Some of these may be bewildering, but I'm happy to answer questions. Again, Termpair looks awesome and I don't mean these suggestions as some kind of ding!
@ignoramous commented on GitHub (May 31, 2021):
re: key exchange: I've used CPACE in the past for device-to-device key exchange https://github.com/jedisc1/cpace which is much simpler than SPAKE2+ that croc uses: https://redrocket.club/posts/croc/
(not an expert on cryptography but @colmmacc can certainly help us out here).
@cs01 commented on GitHub (Jun 1, 2021):
Thanks for the suggestions. I'm glad to have someone with expertise chiming in here.
I guess technically it would be malicious JavaScript, but my question here would be whether ECDH (or something else like CPACE as @ignoramous mentioned) would somehow ensure the JavaScript payload hasn't been tampered with. If all it did was ensure the key made it from terminal to browser without being seen by the server, the compromised JavaScript could still decode the data and then leak it back to the server unencrypted, all while keeping the key secret.
Another question: would this work in the one to many setup TermPair uses? One terminal can be connected to many browsers.
Is this assuming someone making the keystrokes doesn't have the key? (this is never the case) Or is this from the perspective of a malicious server viewing the content being transmitted?
Regarding line buffering, the goal of TermPair is to mirror exactly what is being done in the terminal, and to keep all connected terminals in sync. TermPair is naive to what is running in the pty itself. It sets the pty to "raw" mode, which turns off line buffering, then it just listens for new data on the pty's output file descriptor and writes input to the pty's input file descriptor.
How would this be done? Some kind of special padding character that is stripped out in the decoding process?
This would be a pretty easy change to make. IIRC it was a coin flip for me whether to use a random number or an incrementing number, but it sounds like there is a slight benefit to the latter.
I like this idea. I would ask the same question here whether it's possible to have this work in a one to many scenario.
@ignoramous commented on GitHub (Jun 1, 2021):
No, it wouldn't since browsers don't support CPACE (or any PAKE) out-of-the-box to ensure any sort of guarantee here.

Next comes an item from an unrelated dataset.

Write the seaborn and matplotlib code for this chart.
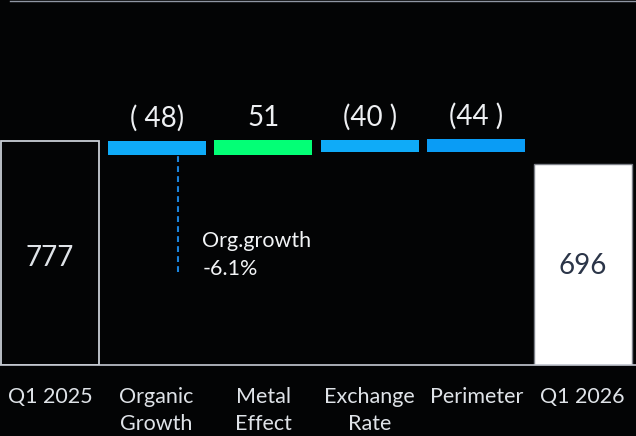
import matplotlib
matplotlib.use("Agg")
import matplotlib.pyplot as plt
import pandas as pd
import seaborn as sns

# 数据
categories = ["Q1 2025", "Organic\nGrowth", "Metal\nEffect", "Exchange\nRate", "Perimeter", "Q1 2026"]
totals = [777, 696]
total_labels = ["777", "696"]
bridge_values = [-48, 51, -40, -44]
bridge_labels = ["( 48)", "51", "(40 )", "(44 )"]
bridge_base = [729, 729, 740, 740]  # lower edge of each floating bar as drawn in the chart
bridge_colors = ["#0FABF8", "#03FF76", "#0FABF8", "#0A9CF5"]
note_text = "Org.growth\n-6.1%"

bg = "#030405"
axis_col = "#c5cad3"

sns.set_theme(style="dark")
plt.rcParams['font.family'] = ['Lato', 'DejaVu Sans']

fig = plt.figure(figsize=(6.36, 4.36), dpi=100, facecolor=bg)
ax = fig.add_axes([0, 0.1628, 1, 0.834])
ax.set_facecolor(bg)

# 起止总量柱
df_tot = pd.DataFrame({"step": [categories[0], categories[-1]], "value": totals})
sns.barplot(data=df_tot, x="step", y="value", order=categories, width=0.92,
            color="white", ax=ax)
ax.patches[0].set_facecolor(bg)
ax.patches[0].set_edgecolor("#c9ced6")
ax.patches[0].set_linewidth(1.3)
ax.patches[1].set_facecolor("white")
ax.patches[1].set_edgecolor("#7d8088")
ax.patches[1].set_linewidth(1.0)

# 中间的变动柱
pos = list(range(1, len(bridge_values) + 1))
heights = [abs(v) for v in bridge_values]
ax.bar(pos, heights, bottom=bridge_base, width=0.92, color=bridge_colors, linewidth=0)

for p, b, h, lab in zip(pos, bridge_base, heights, bridge_labels):
    ax.annotate(lab, (p, b + h), xytext=(0, 10), textcoords="offset points",
                ha="center", va="baseline", fontsize=20, color="#eef0f3")

ax.text(0, totals[0] * 0.478, total_labels[0], ha="center", va="center",
        fontsize=20, color="#dfe3e8")
ax.text(5, totals[1] * 0.493, total_labels[1], ha="center", va="center",
        fontsize=20, color="#2b3548")

# 有机增长注释
ax.vlines(1.2, 323, bridge_base[0], colors="#1a84dc", linestyles=(0, (2.8, 2)), linewidth=1.5)
ax.text(1.43, 464, note_text, ha="left", va="top", fontsize=15.5,
        color="#f2f4f6", linespacing=1.5)

# 坐标轴
ax.set_xlim(-0.47, 5.5)
ax.set_ylim(0, 1261)
ax.set_xlabel("")
ax.set_ylabel("")
ax.set_yticks([])
ax.set_xticks(range(len(categories)))
ax.set_xticklabels(categories, fontsize=15.5, color="#dfe3e8", linespacing=1.4)
ax.tick_params(axis="x", which="major", length=0, pad=16)
ax.set_xticks([i + 0.5 for i in range(len(categories) - 1)], minor=True)
ax.tick_params(axis="x", which="minor", length=5, width=1, color=axis_col, direction="out")
ax.grid(False)

for side in ["left", "right"]:
    ax.spines[side].set_visible(False)
ax.spines["bottom"].set_color(axis_col)
ax.spines["bottom"].set_linewidth(1.2)
ax.spines["top"].set_color("#8f96a3")
ax.spines["top"].set_linewidth(1.0)
ax.spines["top"].set_bounds(-0.38, 5.5)

plt.savefig("out.png", dpi=100, facecolor=bg)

You could consider using CSP attributes to shore up the MiTM part, but the user needs to know to trust them (like how WhatsApp and Signal require offline confirmation of security codes, and PGP requires a "web of trust", which are an overkill for
termpairno doubt). An offline HTML page that a user could download (or self-host over github pages or vercel or netlify) sounds like a better solution, since they then would control what is deployed and served to them?Signal's double-ratchet and Keybase's ephemeral-user-keys are a good starting point to see how it could be done with strict forward-secrecy. If you're using something like CPACE, a new shared-key could (and should) be derived locally at each client using any KDF keyed to the CPACE exchanged ISK (Intermediate Session Key).
Over an encrypted channel from this newly derived shared-key (
sk1), you could exchange random 32-byte string generated at each client (ra,rb), from which other clients could derive client-specific shared-key from (ska1,skb1); or you could even exchange ephemeral public-keys generated (preferably using WebCrypto) at the clients (like in the Signal example) and build on top of it.@cs01 commented on GitHub (Jun 3, 2021):
This is an awesome idea. I started working on this and just got a proof of concept working locally.
Regarding using counters as nonces: I started working on this as well, but quickly realized the terminal counter and browser counters would have to continue counting together, they could not start at their own 0 because then there would be a repeated nonce with the same key. This makes the implementation much harder, and I'm not sure it's worth it anymore.
Re other suggestions, I am leaning toward leaving things as they are (unless someone wants to submit a pull request) because a) this is just a side project and b) this looks like considerable work, and I am not sure I understand what is wrong with the current scenario besides the theoretical malicious JavaScript which I am addressing with your suggestion.
@ignoramous commented on GitHub (Jun 3, 2021):
If the participants can't count (usually Alice nonces in even number increments per message whilst Bob nonces in odd), generate random nonces (12 bytes is good enough for AES) and send it along with the cipher text in the clear (this is okay). Alternatively, use libsodium instead, which forces some sane defaults: https://doc.libsodium.org/secret-key_cryptography/encrypted-messages
That's fair. As to what's wrong with the current setup... Well, it isn't as water tight as it could be, given terminal information is all sorts of critical in any setting for a business of any size. Folks could be typing passwords, generating or viewing private keys, viewing sensitive logs, and so on.